Le Pamir, qui, par ses ramifications, représente la limite occidentale du Gobi, touche de près à la région de Kachgar, vers laquelle s’étendent les contreforts sud-est de la chaîne du Kizil-Yart. Ce n’est que récemment que les explorateurs russes non-seulement ont fait évanouir l’hypothèse de Humboldt d’après laquelle une longue chaîne méridienne rattacherait sous le nom de Bolor le Pamir au Thian-chan et au Kouen-Inen, mais encore l’existence même du nom de Bolor, désignant une chaîne méridienne quelconque.

Quant au nom de Pamir ou Pamer, ce n’est point le nom propre d’une localité particulière ; mais, comme le fait voir M. Geiger, il signifie « contrée à vents glacés, » condamnée à la solitude et à la mort.

On peut évaluer, dans un sens restreint, la longueur du grand renflement du Pamir, du nord au sud, en chiffres ronds, à 300 kilomètres, depuis la crête des montagnes du Trans-Altaï jusqu’à celle du Hindou-Kouch. Son extension, de l’est à l’ouest, aurait environ 500 kilomètres ; enfin, la superficie du plateau de Pamir serait de 100,000 kilomètres carrés et son altitude moyenne de 4,000 à 4,500 mètres.

Qu’on se figure une surface ayant le tiers de celle de l’Italie portée à la hauteur de la Jungfrau (4,167 mètres), l’un des pics les plus élevés de la Suisse ! phénomène prodigieux du renflement de l’écorce terrestre, qui ne se présente nulle part ailleurs sur notre globe.

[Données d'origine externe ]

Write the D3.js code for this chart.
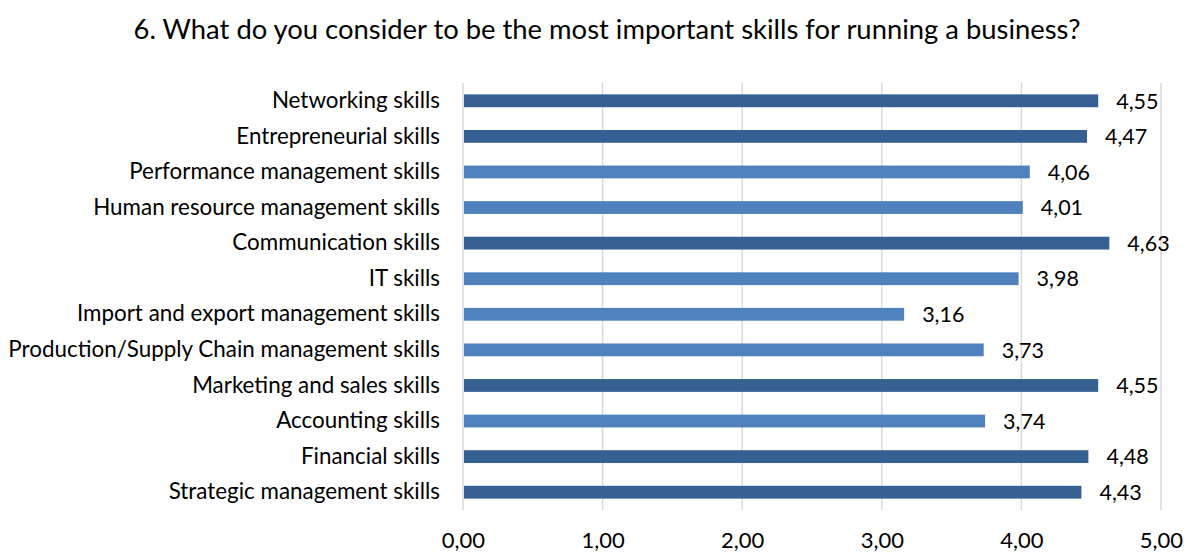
<!DOCTYPE html>
<html>
<head>
<meta charset="utf-8">
<script src="https://cdn.jsdelivr.net/npm/d3@7"></script>
<style>
  html, body { margin: 0; padding: 0; background: #fff; }
  svg { display: block; font-family: Lato, "Liberation Sans", sans-serif; }
</style>
</head>
<body>
<svg id="chart" width="1184" height="552"></svg>
<script>
const title = "6. What do you consider to be the most important skills for running a business?";
const skills = [
  "Networking skills",
  "Entrepreneurial skills",
  "Performance management skills",
  "Human resource management skills",
  "Communication skills",
  "IT skills",
  "Import and export management skills",
  "Production/Supply Chain management skills",
  "Marketing and sales skills",
  "Accounting skills",
  "Financial skills",
  "Strategic management skills"
];
const scores = [4.55, 4.47, 4.06, 4.01, 4.63, 3.98, 3.16, 3.73, 4.55, 3.74, 4.48, 4.43];
const tickValues = [0, 1, 2, 3, 4, 5];

const data = skills.map((s, i) => ({ skill: s, value: scores[i] }));
const fmt = v => d3.format(".2f")(v).replace(".", ",");

const svg = d3.select("#chart");
const margin = { left: 463, right: 23, top: 83, bottom: 42 };
const W = 1184, H = 552;

const x = d3.scaleLinear().domain([0, 5]).range([margin.left, W - margin.right]);
const y = d3.scaleBand().domain(skills).range([margin.top, H - margin.bottom]).paddingInner(0.64).paddingOuter(0.32);

// title
svg.append("text")
  .attr("x", 607).attr("y", 39)
  .attr("text-anchor", "middle")
  .attr("font-size", 27.4)
  .attr("fill", "#000")
  .text(title);

// vertical gridlines
svg.append("g").selectAll("line")
  .data(tickValues)
  .join("line")
  .attr("x1", d => x(d)).attr("x2", d => x(d))
  .attr("y1", margin.top).attr("y2", H - margin.bottom)
  .attr("stroke", "#d9d9d9")
  .attr("stroke-width", 1.5);

// bars
svg.append("g").selectAll("rect")
  .data(data)
  .join("rect")
  .attr("x", x(0) + 1)
  .attr("y", d => y(d.skill))
  .attr("width", d => x(d.value) - x(0) - 1)
  .attr("height", y.bandwidth())
  .attr("fill", d => d.value > 4.2 ? "#366092" : "#4f81bd");

// value labels
svg.append("g").selectAll("text")
  .data(data)
  .join("text")
  .attr("x", d => x(d.value) + 18)
  .attr("y", d => y(d.skill) + y.bandwidth() / 2)
  .attr("dy", "0.36em")
  .attr("font-size", 21.5)
  .attr("fill", "#000")
  .text(d => fmt(d.value));

// category axis
const yAxis = d3.axisLeft(y).tickSize(0).tickPadding(23);
svg.append("g")
  .attr("transform", `translate(${x(0)},0)`)
  .call(yAxis)
  .call(g => g.select(".domain").remove())
  .selectAll("text")
  .attr("font-size", 22.4)
  .attr("font-family", "Lato, sans-serif")
  .attr("fill", "#000");

// value axis
const xAxis = d3.axisBottom(x).tickValues(tickValues).tickFormat(fmt).tickSize(0).tickPadding(22);
svg.append("g")
  .attr("transform", `translate(0,${H - margin.bottom})`)
  .call(xAxis)
  .call(g => g.select(".domain").remove())
  .selectAll("text")
  .attr("font-size", 22)
  .attr("font-family", "Lato, sans-serif")
  .attr("fill", "#000");
</script>
</body>
</html>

  1. M. Geiger a publié un ouvrage intitulé das Pamir-Gebirge, eine geographische Monographie. Dans ce travail, vrai modèle d’érudition et de sagacité scientifique, le savant allemand a réuni et discuté avec soin tout ce qui a été publié sur le Pamir. L’ouvrage est accompagné d’une carte fort instructive. La longue liste de voyageurs cités par M. Geiger prouve que les explorateurs n’ont pas fait défaut au Pamir, d’où l’on serait tenté de conclure que ce plateau est désormais l’un des points les plus connus du monde. Malheureusement, les conditions physiques où il se trouve placé en rendent l’étude plus difficile que partout ailleurs. Sans doute, la connaissance définitive du Pamir sera l’œuvre des savans russes, qui se trouvent plus à la portée que ceux des autres pays. Dans tous les cas, il s’agit d’une œuvre exclusivement scientifique, le Pamir n’ayant absolument aucune importance politique pour la Russie ; car certes ce n’est pas par ce plateau glacé que les Chinois ou les Anglais viendraient jamais l’attaquer, de même qu’à la Russie le Pamir ne peut servir de point de départ pour une expédition militaire quelconque.